In 2013, singer Stewart Sukuma, National Goodwill Ambassador for UNICEF Mozambique, visited flood victims at the Chiaquelane accommodation center in Chókwè District, evacuated due to flooding of the Limpopo River.

==Geography==
The whole district is flat, with the maximum altitude below 100 m above the sea level, and located in the valley of the Limpopo River, which traverses the district from northwest to southeast. A major right tributary of the Limpopo is the Olifants River.

The climate is tropical semi-arid, with the average annual rainfall ranging 500 mm and 800 mm.

==Demographics==
As of 2005, 44% of the population of the district was younger than 15 years. 54% of the population spoke Portuguese. The most common mothertongue among the population was Tsonga. 58% were analphabetic, mostly women.
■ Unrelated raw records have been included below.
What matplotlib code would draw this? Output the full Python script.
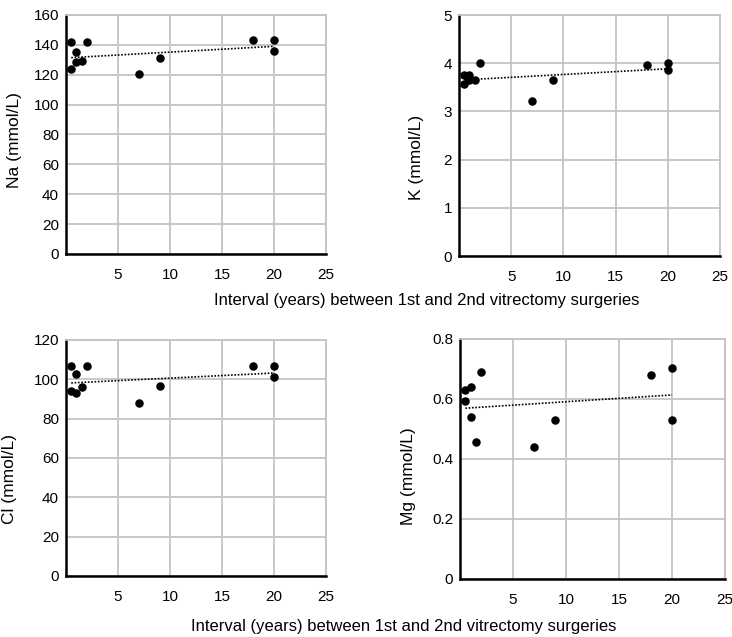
import matplotlib
matplotlib.use("Agg")
import matplotlib.pyplot as plt
import numpy as np

plt.rcParams["font.family"] = ["Liberation Sans", "DejaVu Sans"]
plt.rcParams["font.size"] = 11

# interval (years) between 1st and 2nd vitrectomy, same for every panel
interval = [0.5, 0.5, 1, 1, 1.5, 2, 7, 9, 18, 20, 20]

na = [142, 124, 135, 128.5, 129.5, 142, 120.5, 131.5, 143, 143, 136]
k = [3.76, 3.58, 3.76, 3.65, 3.65, 4.0, 3.21, 3.65, 3.97, 4.0, 3.87]
cl = [106.8, 94.1, 102.9, 93.1, 96.1, 107, 88.1, 96.4, 107, 106.6, 101]
mg = [0.629, 0.592, 0.64, 0.541, 0.456, 0.691, 0.441, 0.529, 0.68, 0.703, 0.529]

panels = [
    ("Na (mmol/L)", na, [0, 20, 40, 60, 80, 100, 120, 140, 160], ["0", "20", "40", "60", "80", "100", "120", "140", "160"]),
    ("K (mmol/L)", k, [0, 1, 2, 3, 4, 5], ["0", "1", "2", "3", "4", "5"]),
    ("Cl (mmol/L)", cl, [0, 20, 40, 60, 80, 100, 120], ["0", "20", "40", "60", "80", "100", "120"]),
    ("Mg (mmol/L)", mg, [0, 0.2, 0.4, 0.6, 0.8], ["0", "0.2", "0.4", "0.6", "0.8"]),
]
x_ticks = [5, 10, 15, 20, 25]

# axes rectangles in figure fraction (figure 732x637 px)
rects = [
    [0.0902, 0.6013, 0.3552, 0.3752],
    [0.6270, 0.5980, 0.3566, 0.3783],
    [0.0902, 0.0958, 0.3552, 0.3705],
    [0.6284, 0.0911, 0.3620, 0.3768],
]
# y-label placement (axes coords)
ylab_pos = [(-0.17, 0.477), (-0.134, 0.41), (-0.188, 0.41), (-0.166, 0.43)]

fig = plt.figure(figsize=(7.32, 6.37), dpi=100)
for (ylabel, vals, yt, ytl), rect, (lx, ly) in zip(panels, rects, ylab_pos):
    ax = fig.add_axes(rect)
    ax.scatter(interval, vals, s=26, color="black", zorder=3, clip_on=False)
    # linear trend line
    coef = np.polyfit(interval, vals, 1)
    xs = np.array([min(interval), max(interval)])
    ax.plot(xs, np.polyval(coef, xs), color="black", linestyle=(0, (1, 1)), linewidth=1.2, zorder=2)

    ax.set_xlim(0, 25)
    ax.set_ylim(yt[0], yt[-1])
    ax.set_xticks(x_ticks)
    ax.set_yticks(yt)
    ax.set_yticklabels(ytl)
    ax.tick_params(length=0, labelsize=11)
    ax.tick_params(axis="x", pad=10)
    ax.tick_params(axis="y", pad=5)
    ax.grid(True, color="#c4c4c4", linewidth=1.3)
    ax.set_axisbelow(True)
    for side in ["top", "right"]:
        ax.spines[side].set_color("#c4c4c4")
        ax.spines[side].set_linewidth(1.3)
    for side in ["left", "bottom"]:
        ax.spines[side].set_color("black")
        ax.spines[side].set_linewidth(1.8)
    ax.set_ylabel(ylabel, fontsize=12.5)
    ax.yaxis.set_label_coords(lx, ly)

xlabel = "Interval (years) between 1st and 2nd vitrectomy surgeries"
fig.text(427 / 732, 1 - 300 / 637, xlabel, ha="center", va="center", fontsize=12)
fig.text(404 / 732, 1 - 627 / 637, xlabel, ha="center", va="center", fontsize=12)

fig.savefig("out.png", dpi=100)
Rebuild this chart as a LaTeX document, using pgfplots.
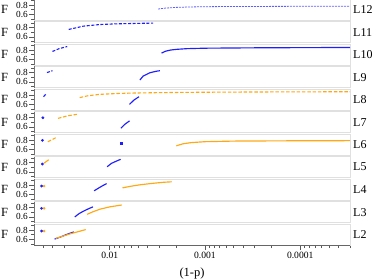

== Administrative divisions ==
The four administrative divisions (posto administrativo) are:

- Chókwè, capital (one locality)
- Lionde (three localities, includes Conhane and Malau)
- Macarretane, (three localities, includes Matamba and Machindo).
- Chilembene, (three localities, includes Chiduachine and la villa Chilembene).

==Economy==

===Agriculture===
In the district, there are 31,000 farms which have on average 2.1 ha of land. The main agricultural products are corn, cassava, cowpea, peanut, sweet potato, and rice.

===Transportation===
There is a road network in the district of the total length of 510 km, including a 160 km of national roads. The bridge over the Limpopo River on the road connecting Caniçado and Chokwe was destroyed by Rhodesian forces in 1978, and a new bridge was only completed at the end of 2007. The Limpopo Railroad (Southern System) runs through the district, connecting Maputo and Chicualacuala.